I’ve been on a comedy kick since the release of The New York Times’ list of the best 100 movies of the 21st century. As I wrote a few weeks ago, one of my big takeaways from it was a mixture of relief and delight that comedies of all stripes got their due - that there were far more screwballs than superheroes being celebrated.
So, I reacquainted myself with The Royal Tenenbaums and Anchorman and I Love You, Man, and then, feeling like I was on a roll, went for something newer: You’re Cordially Invited, a direct-to-streamer from this year, starring Will Ferrell and Reese Witherspoon.
To be honest, You’re Cordially Invited didn’t deserve a stint in the theaters. It had its moments, but, cinematically, it is a far cry from some of the other films that put me on this path. There wasn’t a single relationship in the movie that was believable, and so those few funny moments didn’t amount to something where you were rooting for the main characters to figure everything out. No one seemed to have any clue what to do with Witherspoon either, which seems like a mortal sin.

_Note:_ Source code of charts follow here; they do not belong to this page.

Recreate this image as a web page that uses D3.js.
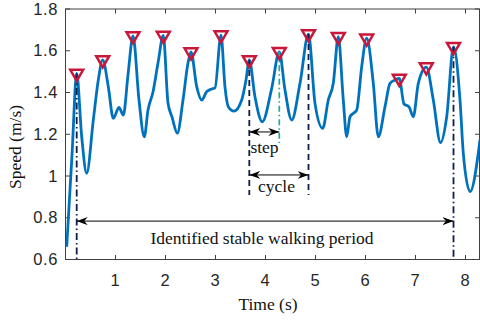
<!DOCTYPE html>
<html>
<head>
<meta charset="utf-8">
<script src="https://cdn.jsdelivr.net/npm/d3@7"></script>
<style>
    body { margin: 0; background: #fff; }
    .tickLabel { font-family: "Liberation Sans", Arial, sans-serif; font-size: 16.5px; fill: #262626; letter-spacing: 0.6px; }
    .serifText { font-family: "Liberation Serif", "Times New Roman", serif; font-size: 17.5px; fill: #111; }
</style>
</head>
<body>
<div id="chart"></div>
<script>

// Data
// ============================================
var timeSec = [0.024, 0.13, 0.224, 0.324, 0.424, 0.556, 0.656, 0.744, 0.856, 0.956,
    1.07, 1.156, 1.25, 1.35, 1.47, 1.576, 1.65, 1.75, 1.85, 1.956,
    2.05, 2.13, 2.236, 2.35, 2.45, 2.51, 2.624, 2.724, 2.824, 2.924,
    2.99, 3.11, 3.19, 3.256, 3.37, 3.524, 3.61, 3.676, 3.79, 3.936,
    4.124, 4.276, 4.39, 4.524, 4.69, 4.86, 4.99, 5.144, 5.256, 5.356,
    5.456, 5.556, 5.624, 5.69, 5.756, 5.824, 5.924, 6.024, 6.156, 6.256,
    6.39, 6.49, 6.59, 6.676, 6.77, 6.87, 6.956, 7.056, 7.216, 7.356,
    7.5, 7.624, 7.76, 7.89, 7.956, 8.09, 8.29];

var speed = [0.661, 1.10, 1.491, 1.188, 1.013, 1.268, 1.46, 1.556, 1.428, 1.276,
    1.329, 1.292, 1.484, 1.671, 1.364, 1.188, 1.316, 1.402, 1.541, 1.673,
    1.350, 1.283, 1.205, 1.364, 1.541, 1.594, 1.428, 1.364, 1.404, 1.417,
    1.422, 1.675, 1.426, 1.332, 1.311, 1.364, 1.460, 1.556, 1.378, 1.26,
    1.42, 1.595, 1.412, 1.268, 1.444, 1.68, 1.348, 1.228, 1.364, 1.444,
    1.667, 1.364, 1.188, 1.284, 1.300, 1.316, 1.524, 1.660, 1.444, 1.188,
    1.332, 1.444, 1.460, 1.467, 1.345, 1.331, 1.284, 1.444, 1.522, 1.364,
    1.160, 1.284, 1.619, 1.364, 1.109, 0.925, 1.173];

// detected peaks (triangle markers)
var peakTimes = [0.224, 0.744, 1.35, 1.956, 2.51, 3.11, 3.676, 4.276, 4.86, 5.456, 6.024, 6.676, 7.216, 7.76];
var peakSpeeds = [1.491, 1.556, 1.671, 1.673, 1.594, 1.675, 1.556, 1.595, 1.68, 1.667, 1.660, 1.467, 1.522, 1.619];

// axis ticks
var xTicks = [1, 2, 3, 4, 5, 6, 7, 8];
var yTicks = [0.6, 0.8, 1.0, 1.2, 1.4, 1.6, 1.8];
var yTickLabels = ["0.6", "0.8", "1", "1.2", "1.4", "1.6", "1.8"];

// annotation values (time in s, speed in m/s)
var stableStart = 0.224, stableEnd = 7.76;
var stepStart = 3.676, stepEnd = 4.276;
var cycleStart = 3.676, cycleEnd = 4.86;
var stableArrowY = 0.784, stepArrowY = 1.211, cycleArrowY = 1.005;
var stepLineEndY = 1.158, cycleLineEndY = 0.909;

// Set up the chart
// ================================
var svgWidth = 480;
var svgHeight = 322;

var plot = { left: 65.5, right: 479.5, top: 9, bottom: 259.5 };

var svg = d3.select("#chart")
    .append("svg")
    .attr("width", svgWidth)
    .attr("height", svgHeight);

var xScale = d3.scaleLinear().domain([0, 8.28]).range([plot.left, plot.right]);
var yScale = d3.scaleLinear().domain([0.6, 1.8]).range([plot.bottom, plot.top]);

var defs = svg.append("defs");

defs.append("clipPath")
    .attr("id", "plotClip")
    .append("rect")
    .attr("x", plot.left)
    .attr("y", plot.top)
    .attr("width", plot.right - plot.left)
    .attr("height", plot.bottom - plot.top);

defs.append("marker")
    .attr("id", "arrowHead")
    .attr("viewBox", "0 0 11 8")
    .attr("refX", 11)
    .attr("refY", 4)
    .attr("markerWidth", 11)
    .attr("markerHeight", 8)
    .attr("markerUnits", "userSpaceOnUse")
    .attr("orient", "auto-start-reverse")
    .append("path")
    .attr("d", "M0,0 L11,4 L0,8 L3.5,4 Z")
    .attr("fill", "#000");

// Axes (box with inner ticks)
// ================================
var axisColor = "#404040";
var tickLen = 4.5;

var axesGroup = svg.append("g");

axesGroup.append("rect")
    .attr("x", plot.left)
    .attr("y", plot.top)
    .attr("width", plot.right - plot.left)
    .attr("height", plot.bottom - plot.top)
    .attr("fill", "none")
    .attr("stroke", axisColor)
    .attr("stroke-width", 1);

xTicks.forEach(function(t) {
    axesGroup.append("line")
        .attr("x1", xScale(t)).attr("x2", xScale(t))
        .attr("y1", plot.bottom).attr("y2", plot.bottom - tickLen)
        .attr("stroke", axisColor);
    axesGroup.append("line")
        .attr("x1", xScale(t)).attr("x2", xScale(t))
        .attr("y1", plot.top).attr("y2", plot.top + tickLen)
        .attr("stroke", axisColor);
    axesGroup.append("text")
        .attr("class", "tickLabel")
        .attr("x", xScale(t))
        .attr("y", 285.5)
        .attr("text-anchor", "middle")
        .text(t);
});

yTicks.forEach(function(v, i) {
    axesGroup.append("line")
        .attr("x1", plot.left).attr("x2", plot.left + tickLen)
        .attr("y1", yScale(v)).attr("y2", yScale(v))
        .attr("stroke", axisColor);
    axesGroup.append("line")
        .attr("x1", plot.right).attr("x2", plot.right - tickLen)
        .attr("y1", yScale(v)).attr("y2", yScale(v))
        .attr("stroke", axisColor);
    axesGroup.append("text")
        .attr("class", "tickLabel")
        .attr("x", 58)
        .attr("y", yScale(v) + 5.5)
        .attr("text-anchor", "end")
        .text(yTickLabels[i]);
});

// Axis titles
svg.append("text")
    .attr("class", "serifText")
    .attr("x", 268)
    .attr("y", 310)
    .attr("text-anchor", "middle")
    .text("Time (s)");

svg.append("text")
    .attr("class", "serifText")
    .attr("transform", "translate(21, 147) rotate(-90)")
    .attr("text-anchor", "middle")
    .text("Speed (m/s)");

// Speed curve
// ================================
var lineData = timeSec.map(function(t, i) { return { t: t, v: speed[i] }; });

var speedLine = d3.line()
    .x(d => xScale(d.t))
    .y(d => yScale(d.v))
    .curve(d3.curveMonotoneX);

svg.append("path")
    .datum(lineData)
    .attr("clip-path", "url(#plotClip)")
    .attr("d", speedLine)
    .attr("fill", "none")
    .attr("stroke", "#0072BD")
    .attr("stroke-width", 2.8)
    .attr("stroke-linejoin", "round");

// Annotation lines
// ================================
var navy = "#0e1f4d";
var annGroup = svg.append("g");

function vLine(t, v0, v1, color, dash, width) {
    annGroup.append("line")
        .attr("x1", xScale(t)).attr("x2", xScale(t))
        .attr("y1", yScale(v0)).attr("y2", yScale(v1))
        .attr("stroke", color)
        .attr("stroke-width", width)
        .attr("stroke-dasharray", dash);
}

// stable walking period boundaries (dash-dot)
vLine(stableStart, peakSpeeds[0], 0.6, navy, "7,3,1.5,3", 1.8);
vLine(stableEnd, peakSpeeds[peakSpeeds.length - 1], 0.6, navy, "7,3,1.5,3", 1.8);

// cycle boundaries (dashed)
vLine(cycleStart, peakSpeeds[6], cycleLineEndY, navy, "6,4", 1.8);
vLine(cycleEnd, peakSpeeds[8], cycleLineEndY, navy, "6,4", 1.8);

// step boundary (teal dash-dot)
vLine(stepEnd, peakSpeeds[7], stepLineEndY, "#22a99c", "6,3,1.5,3", 1.7);

function hArrow(t0, t1, v, doubleHead) {
    var a = annGroup.append("line")
        .attr("x1", xScale(t0)).attr("x2", xScale(t1))
        .attr("y1", yScale(v)).attr("y2", yScale(v))
        .attr("stroke", "#000")
        .attr("stroke-width", 1)
        .attr("marker-end", "url(#arrowHead)");
    if (doubleHead) a.attr("marker-start", "url(#arrowHead)");
}

hArrow(stableStart, stableEnd, stableArrowY, true);
hArrow(stepStart, stepEnd, stepArrowY, true);
hArrow(cycleStart, cycleEnd, cycleArrowY, true);

annGroup.append("text")
    .attr("class", "serifText")
    .attr("x", xScale(3.93))
    .attr("y", 244)
    .attr("text-anchor", "middle")
    .text("Identified stable walking period");

annGroup.append("text")
    .attr("class", "serifText")
    .attr("x", xScale(3.98))
    .attr("y", 153)
    .attr("text-anchor", "middle")
    .text("step");

annGroup.append("text")
    .attr("class", "serifText")
    .attr("x", xScale(4.22))
    .attr("y", 192)
    .attr("text-anchor", "middle")
    .text("cycle");

// Peak markers (downward triangles)
// ================================
var triangle = d3.symbol().type(d3.symbolTriangle).size(72);

svg.append("g")
    .selectAll("path")
    .data(peakTimes)
    .enter()
    .append("path")
    .attr("d", triangle)
    .attr("transform", (d, i) => `translate(${xScale(d)}, ${yScale(peakSpeeds[i])}) rotate(180)`)
    .attr("fill", "none")
    .attr("stroke", "#c8173a")
    .attr("stroke-width", 2.5);

</script>
</body>
</html>
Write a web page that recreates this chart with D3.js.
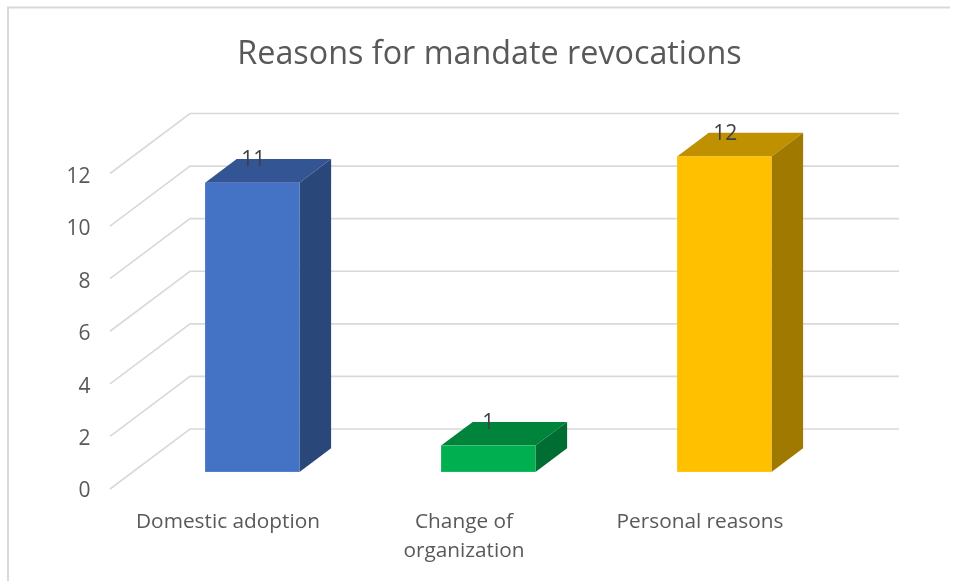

All the same, the fact that a comedy with two enormous, seemingly bankable stars couldn’t sneak in a few weeks at the movie theater, especially in a dead zone like January or February, tells a story all by itself. The Oscars have never figured out what to do with this genre, but, in the era of streaming, that seems to extend to the entirety of the film industry.
Yet no matter what the spreadsheets say - and I’m pretty sure that is what is driving Hollywood almost exclusively at this point - it feels like there is a tidal wave of pent-up demand for adult-oriented comedies that is going unmet.
As shaky as You’re Cordially Invited was, I wrote a version of the same review I write any time a comedy like this shows up on some streaming service: this wasn’t that good, but I am so starved for laughs at the movie theater at this point, that I’ll take whatever I can get.